2.3. Data processing and full-length transcript functional
annotation
The raw data (subreads) were filtered and corrected to obtain circular
consensus sequences, in which the adaptors, barcodes, polyA, and chimera
were eliminated and then polished using isoseq3 software
(Abdel-Ghany et al. 2016) to obtain
isoform sequences. After removing low-quality isoform sequences, based
on min passes = 2 and min predicted accuracy = 99%, the high-quality
isoform sequences were obtained and clustered into a unigene sequence
via CD-HIT (Fu et al. 2012) with
an identification of 98% model.

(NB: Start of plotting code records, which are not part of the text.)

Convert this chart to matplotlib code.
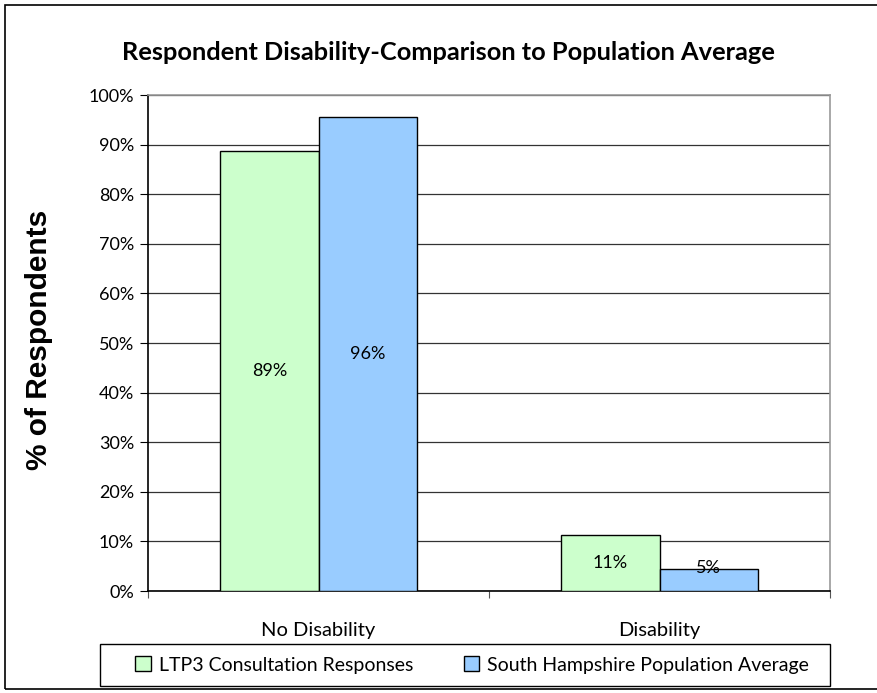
import numpy as np
import matplotlib
matplotlib.use("Agg")
import matplotlib.pyplot as plt
from matplotlib.patches import Rectangle

categories = ["No Disability", "Disability"]
ltp3_values = [88.7, 11.2]
sh_values = [95.6, 4.5]
ltp3_labels = ["89%", "11%"]
sh_labels = ["96%", "5%"]
series_names = ["LTP3 Consultation Responses", "South Hampshire Population Average"]
y_ticks = list(range(0, 101, 10))

green = "#CCFFCC"
blue = "#99CCFF"

plt.rcParams['font.family'] = ['Lato', 'DejaVu Sans']

fig = plt.figure(figsize=(8.77, 6.93), dpi=100)
ax = fig.add_axes([148 / 877, 1 - 591 / 693, 682 / 877, 496 / 693])

x = np.arange(len(categories))
w = 0.2875
b1 = ax.bar(x - w / 2, ltp3_values, w, color=green, edgecolor="black", linewidth=1, zorder=3, label=series_names[0])
b2 = ax.bar(x + w / 2, sh_values, w, color=blue, edgecolor="black", linewidth=1, zorder=3, label=series_names[1])

# labels in the middle of the bars (small bar label nudged up like Excel does)
for bars, labels in [(b1, ltp3_labels), (b2, sh_labels)]:
    for rect, lab in zip(bars, labels):
        h = rect.get_height()
        ax.text(rect.get_x() + rect.get_width() / 2, max(h / 2, 4.6), lab,
                ha="center", va="center", fontsize=13, zorder=4)

ax.set_xlim(-0.5, 1.5)
ax.set_ylim(0, 100)
ax.set_yticks(y_ticks)
ax.set_yticklabels(["{}%".format(t) for t in y_ticks], fontsize=13)
ax.yaxis.grid(True, color="#333333", linewidth=0.9, zorder=0)

ax.set_xticks([-0.5, 0.5, 1.5])
ax.set_xticklabels([])
ax.set_xticks(x, minor=True)
ax.set_xticklabels(categories, minor=True, fontsize=14.5)
ax.tick_params(axis="x", which="minor", length=0, pad=22)
ax.tick_params(axis="x", which="major", length=5, color="#555555", direction="out")
ax.tick_params(axis="y", length=6, direction="out", pad=4)

ax.spines["left"].set_color("black")
ax.spines["bottom"].set_color("black")
ax.spines["top"].set_color("#999999")
ax.spines["right"].set_color("#999999")
for s in ax.spines.values():
    s.set_linewidth(1.2)

fig.text(448 / 877, 1 - 52 / 693, "Respondent Disability-Comparison to Population Average",
         ha="center", va="center", fontsize=18.3, fontweight="bold")
fig.text(39 / 877, 1 - 340 / 693, "% of Respondents", rotation=90, ha="center", va="center",
         fontsize=21.5, fontweight="bold", family="Liberation Sans")

# legend box drawn separately so the entries can sit centred inside it
fig.patches.append(Rectangle((100 / 877, 1 - 686 / 693), 730 / 877, 42 / 693, transform=fig.transFigure,
                             fill=False, edgecolor="black", linewidth=1.0))
leg = fig.legend(loc="center", bbox_to_anchor=(472 / 877, 1 - 665 / 693),
                 ncol=2, fontsize=14, frameon=False,
                 handlelength=0.8, handleheight=0.8, borderaxespad=0,
                 handletextpad=0.4, columnspacing=2.6)

# outer chart border
fig.patches.append(Rectangle((5 / 877, 4 / 693), 1.0, 1 - 9 / 693, transform=fig.transFigure,
                             fill=False, edgecolor="black", linewidth=1.2))

fig.savefig("out.png", dpi=100)
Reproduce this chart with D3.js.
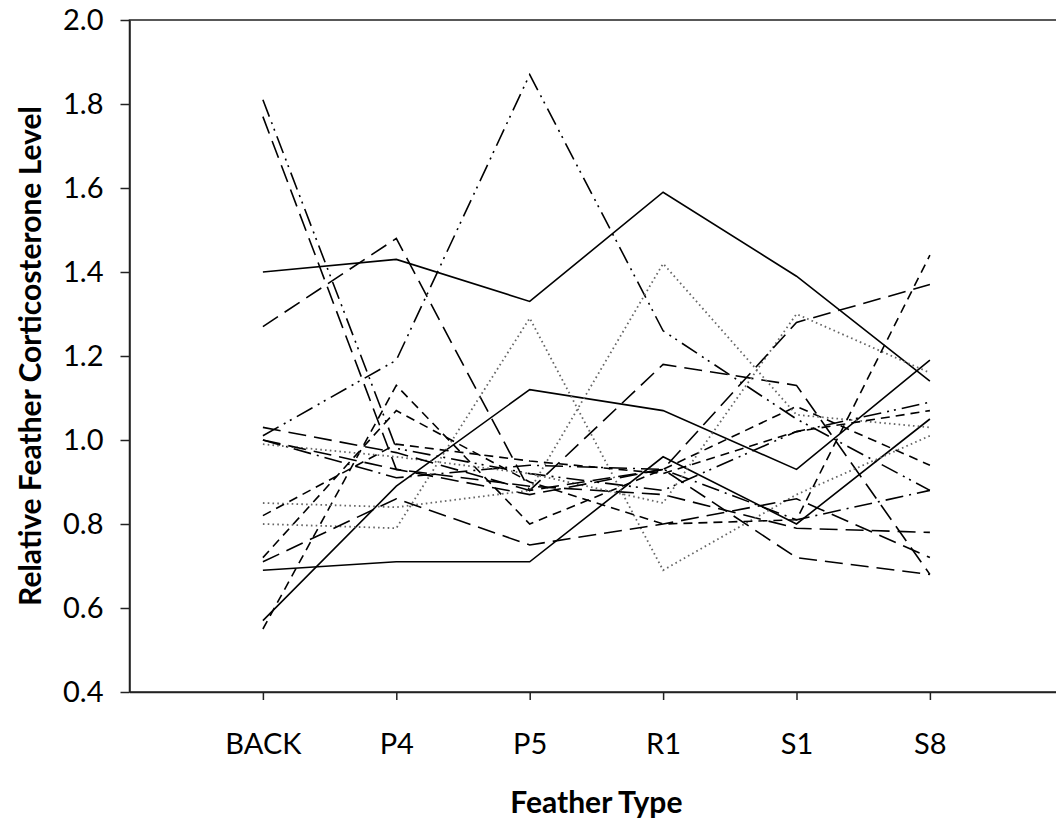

The completeness of the unigene
sequence was assessed by BUSCO with the arthropoda_odb9 database
(Simao et al. 2015), and annotated
functionally, using diamond software, with an e value of
e<1e-5 based on six different databases: non-redundant
sequences (NR), eukaryotic ortholog groups (KOG), Gene Ontology (GO),
Swissprot, Evolutionary Genealogy of Genes Non-supervised Orthologous
Groups (eggNOG) and Kyoto Encyclopedia of Genes and Genomes (KEGG)
databases (Bairoch et al. 2010;
Kanehisa et al. 2000). The protein
families were assigned by the HMMER 3.1 package (http://hmmer.
org/download.html) with the Pfam database
(Mistry et al. 2021).